VVIX/VIX Ratio Elevated
Volatility of volatility — tail risk pricing
VVIX measures the volatility of VIX options — effectively the 'vol of vol.' When VVIX/VIX is elevated, the market is pricing extreme tail moves (large VIX spikes) relative to current implied volatility. This reflects hedging demand against crashes.
What history says
Editorial commentary written by ALAN analysts. Figures cited below are analyst-authored context — they are not derived from the chart above and may reflect different windows or sources.
Institutional investors express tail-risk hedging through VIX call options. Elevated VVIX relative to VIX means demand for these hedges is high — sophisticated money is nervous.

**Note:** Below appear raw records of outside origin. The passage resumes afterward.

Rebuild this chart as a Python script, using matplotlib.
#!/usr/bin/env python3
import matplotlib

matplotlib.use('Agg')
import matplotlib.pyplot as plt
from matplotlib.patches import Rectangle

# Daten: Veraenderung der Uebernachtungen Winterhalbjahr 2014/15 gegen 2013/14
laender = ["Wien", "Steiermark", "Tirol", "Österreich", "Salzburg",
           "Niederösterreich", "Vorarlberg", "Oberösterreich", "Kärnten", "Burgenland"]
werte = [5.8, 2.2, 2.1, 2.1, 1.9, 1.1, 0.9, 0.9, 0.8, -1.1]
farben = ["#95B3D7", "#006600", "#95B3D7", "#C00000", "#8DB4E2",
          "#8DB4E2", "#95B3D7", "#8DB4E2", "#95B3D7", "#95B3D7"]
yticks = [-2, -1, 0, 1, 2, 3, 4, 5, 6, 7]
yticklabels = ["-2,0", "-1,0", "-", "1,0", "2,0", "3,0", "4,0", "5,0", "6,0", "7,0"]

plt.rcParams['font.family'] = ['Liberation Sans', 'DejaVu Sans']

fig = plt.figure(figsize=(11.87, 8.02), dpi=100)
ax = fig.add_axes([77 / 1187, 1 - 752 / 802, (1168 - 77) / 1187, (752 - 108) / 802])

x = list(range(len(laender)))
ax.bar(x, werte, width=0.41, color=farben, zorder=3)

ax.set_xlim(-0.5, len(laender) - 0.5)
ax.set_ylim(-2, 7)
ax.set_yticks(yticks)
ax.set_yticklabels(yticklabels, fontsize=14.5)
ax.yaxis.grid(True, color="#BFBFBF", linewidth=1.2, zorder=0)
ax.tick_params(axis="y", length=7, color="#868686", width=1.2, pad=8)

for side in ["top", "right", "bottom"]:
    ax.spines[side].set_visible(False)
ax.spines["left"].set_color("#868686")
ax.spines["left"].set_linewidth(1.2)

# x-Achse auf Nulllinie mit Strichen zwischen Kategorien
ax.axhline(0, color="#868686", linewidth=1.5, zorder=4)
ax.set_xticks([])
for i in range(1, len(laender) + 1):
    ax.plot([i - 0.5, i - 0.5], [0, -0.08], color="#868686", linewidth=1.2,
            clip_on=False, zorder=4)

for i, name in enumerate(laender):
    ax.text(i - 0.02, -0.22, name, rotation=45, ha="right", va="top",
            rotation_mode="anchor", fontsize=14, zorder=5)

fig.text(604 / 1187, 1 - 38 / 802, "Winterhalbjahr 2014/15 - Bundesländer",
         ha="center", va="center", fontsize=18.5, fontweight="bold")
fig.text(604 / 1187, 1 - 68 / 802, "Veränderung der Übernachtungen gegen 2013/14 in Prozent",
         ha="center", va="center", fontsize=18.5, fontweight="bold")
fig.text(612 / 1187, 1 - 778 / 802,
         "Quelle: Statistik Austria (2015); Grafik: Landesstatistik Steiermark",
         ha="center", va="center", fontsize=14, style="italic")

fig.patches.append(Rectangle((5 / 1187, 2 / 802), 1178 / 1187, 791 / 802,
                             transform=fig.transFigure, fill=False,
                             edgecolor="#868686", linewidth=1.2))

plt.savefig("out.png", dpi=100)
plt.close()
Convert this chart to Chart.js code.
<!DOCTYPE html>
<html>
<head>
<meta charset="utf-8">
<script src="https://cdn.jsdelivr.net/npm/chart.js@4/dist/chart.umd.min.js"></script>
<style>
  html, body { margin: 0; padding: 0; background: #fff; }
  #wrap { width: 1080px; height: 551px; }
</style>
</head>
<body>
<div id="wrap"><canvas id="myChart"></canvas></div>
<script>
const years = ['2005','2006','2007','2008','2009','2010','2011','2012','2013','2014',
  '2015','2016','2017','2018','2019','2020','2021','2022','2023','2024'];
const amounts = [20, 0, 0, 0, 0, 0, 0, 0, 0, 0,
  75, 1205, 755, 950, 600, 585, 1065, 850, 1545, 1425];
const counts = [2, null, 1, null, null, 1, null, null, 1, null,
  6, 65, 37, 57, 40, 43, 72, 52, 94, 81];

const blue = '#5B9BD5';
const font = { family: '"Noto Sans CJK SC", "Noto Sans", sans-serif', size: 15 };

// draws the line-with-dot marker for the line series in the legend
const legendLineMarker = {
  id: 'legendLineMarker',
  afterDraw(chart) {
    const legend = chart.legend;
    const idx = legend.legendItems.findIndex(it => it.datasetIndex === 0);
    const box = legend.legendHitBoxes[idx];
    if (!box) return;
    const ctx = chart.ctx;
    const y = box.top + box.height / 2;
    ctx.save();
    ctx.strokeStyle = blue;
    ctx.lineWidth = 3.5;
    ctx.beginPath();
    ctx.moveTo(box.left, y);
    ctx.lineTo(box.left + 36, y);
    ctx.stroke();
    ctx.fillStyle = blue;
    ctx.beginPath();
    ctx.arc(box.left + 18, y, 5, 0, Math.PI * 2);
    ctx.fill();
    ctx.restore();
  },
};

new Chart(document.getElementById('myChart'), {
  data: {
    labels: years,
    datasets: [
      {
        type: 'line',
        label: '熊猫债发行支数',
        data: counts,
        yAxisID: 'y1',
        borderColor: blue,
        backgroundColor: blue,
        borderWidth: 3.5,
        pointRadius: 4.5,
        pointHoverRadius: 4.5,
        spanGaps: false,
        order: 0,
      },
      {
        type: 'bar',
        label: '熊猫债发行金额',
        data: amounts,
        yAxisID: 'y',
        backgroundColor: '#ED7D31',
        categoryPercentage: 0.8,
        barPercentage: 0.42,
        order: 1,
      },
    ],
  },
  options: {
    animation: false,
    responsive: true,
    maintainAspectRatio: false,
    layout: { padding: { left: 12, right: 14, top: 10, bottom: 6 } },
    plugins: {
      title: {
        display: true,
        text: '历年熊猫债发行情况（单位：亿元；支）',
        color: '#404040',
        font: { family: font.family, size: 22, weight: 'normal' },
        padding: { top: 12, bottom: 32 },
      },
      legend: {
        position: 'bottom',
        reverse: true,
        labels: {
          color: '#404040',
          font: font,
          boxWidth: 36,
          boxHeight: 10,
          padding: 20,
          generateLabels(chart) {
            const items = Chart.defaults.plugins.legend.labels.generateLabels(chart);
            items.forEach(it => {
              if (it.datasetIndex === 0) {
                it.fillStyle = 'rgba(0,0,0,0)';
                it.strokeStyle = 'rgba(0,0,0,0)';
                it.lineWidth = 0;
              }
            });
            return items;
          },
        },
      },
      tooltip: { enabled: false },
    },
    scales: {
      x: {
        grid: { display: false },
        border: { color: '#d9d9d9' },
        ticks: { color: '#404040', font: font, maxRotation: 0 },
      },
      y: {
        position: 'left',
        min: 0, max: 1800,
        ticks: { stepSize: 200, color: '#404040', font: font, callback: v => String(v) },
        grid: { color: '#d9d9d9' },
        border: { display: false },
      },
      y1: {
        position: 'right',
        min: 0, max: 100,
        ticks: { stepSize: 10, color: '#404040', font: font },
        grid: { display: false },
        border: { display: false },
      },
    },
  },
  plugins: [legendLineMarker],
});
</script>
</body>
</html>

When institutions are heavily hedged (high VVIX/VIX), they are less likely to panic-sell equities during a dip because their hedges provide a cushion. This can prevent minor dips from cascading.
When VVIX surges but VIX is still low, it signals that smart money is quietly preparing for a shock that hasn't materialized yet. This is a leading indicator, not a concurrent one.
Elevated crash-protection pricing is a moment to revisit your own downside plan: options hedges are most expensive exactly when hedging demand spikes, so consider whether adequate cash reserves and disciplined position sizing can do the same job at lower cost.